Task to complete ▸
Extract everything from the first line through the line with "import seaborn as sns", both ends included, except for any pictures.

Extracted data entries:
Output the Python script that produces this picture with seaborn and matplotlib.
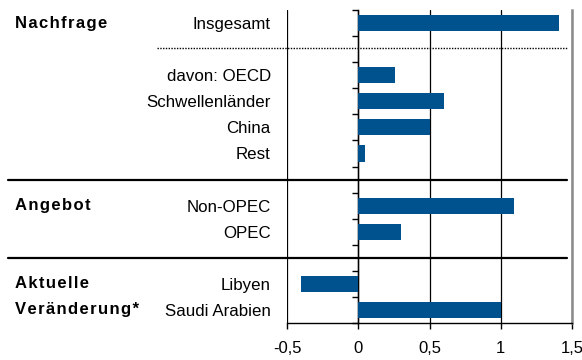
import matplotlib
matplotlib.use("Agg")
import matplotlib.pyplot as plt
import matplotlib.transforms as mtransforms
import numpy as np
import pandas as pd
import seaborn as sns

# Rows of the chart (empty rows separate the blocks)
row_labels = ["Insgesamt", "", "davon: OECD", "Schwellenländer", "China", "Rest",
              "", "Non-OPEC", "OPEC", "", "Libyen", "Saudi Arabien"]
row_values = [1.41, np.nan, 0.26, 0.60, 0.50, 0.05,
              np.nan, 1.09, 0.30, np.nan, -0.40, 1.00]
# Block headings and the row each one sits on
group_labels = ["Nachfrage", "Angebot", "Aktuelle", "Veränderung*"]
group_rows = [0, 7, 10, 11]
# Rows on which the separators are drawn
dotted_rows = [1]
solid_rows = [6, 9]
x_ticks = [-0.5, 0, 0.5, 1, 1.5]
x_tick_labels = ["-0,5", "0", "0,5", "1", "1,5"]

BAR = "#00528F"

sns.set_theme(style="white")
plt.rcParams["font.family"] = ["Liberation Sans", "DejaVu Sans"]

rows = list(range(len(row_labels)))
df = pd.DataFrame({"row": rows, "value": row_values})

fig = plt.figure(figsize=(5.82, 3.60), dpi=100)
ax = fig.add_axes([287 / 582, 1 - 323 / 360, (572 - 287) / 582, (323 - 10) / 360])

sns.barplot(data=df, x="value", y="row", orient="h", order=rows, color=BAR,
            saturation=1, width=0.62, ax=ax, zorder=3, linewidth=0,
            edgecolor=BAR)

ax.set_xlim(-0.5, 1.5)
ax.set_ylim(len(rows) - 0.5, -0.5)
ax.set_xlabel("")
ax.set_ylabel("")

# x axis
ax.set_xticks(x_ticks, x_tick_labels)
ax.tick_params(axis="x", direction="out", length=4, width=1, color="black",
               labelsize=12, pad=9, labelcolor="black", bottom=True)
ax.grid(axis="x", color="black", lw=0.9)
ax.grid(axis="y", visible=False)
ax.set_axisbelow(True)

# y axis on the zero line, with ticks between the rows
ax.spines["left"].set_position(("data", 0))
ax.spines["left"].set_color("black")
ax.spines["left"].set_linewidth(1.0)
ax.spines["bottom"].set_color("black")
ax.spines["bottom"].set_linewidth(1.0)
ax.spines["top"].set_visible(False)
ax.spines["right"].set_color("#8a8a8a")
ax.spines["right"].set_linewidth(1.8)

ax.set_yticks(rows, row_labels)
ax.set_yticks(np.arange(-0.5, len(rows), 1), minor=True)
ax.tick_params(axis="y", which="major", length=0, pad=63, labelsize=12.2,
               labelcolor="black")
ax.tick_params(axis="y", which="minor", direction="out", length=4.5, width=1,
               color="black", left=True)

# Block separators reaching into the label column
blend = mtransforms.blended_transform_factory(fig.transFigure, ax.transData)
for r in solid_rows:
    ax.plot([8 / 582, 567 / 582], [r, r], transform=blend, color="black",
            lw=1.6, clip_on=False, zorder=4)
for r in dotted_rows:
    ax.plot([157 / 582, 567 / 582], [r - 0.05, r - 0.05], transform=blend,
            color="black", lw=1.0, ls=(0, (1, 1)), clip_on=False, zorder=4)

# Block headings with wide letter spacing
for text, r in zip(group_labels, group_rows):
    spaced = "\u200a".join(text)
    ax.text(15 / 582, r, spaced, transform=blend, ha="left", va="center",
            fontsize=12, fontweight="bold", color="black")

fig.savefig("out.png", dpi=100)
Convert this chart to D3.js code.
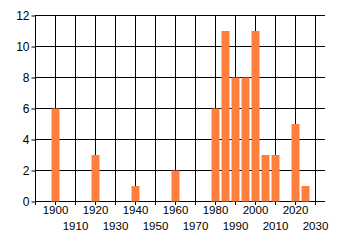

Result of the task ▸
Output the Python script that produces this picture with seaborn and matplotlib.
import matplotlib
matplotlib.use("Agg")
import matplotlib.pyplot as plt
import matplotlib.transforms as mtransforms
import numpy as np
import pandas as pd
import seaborn as sns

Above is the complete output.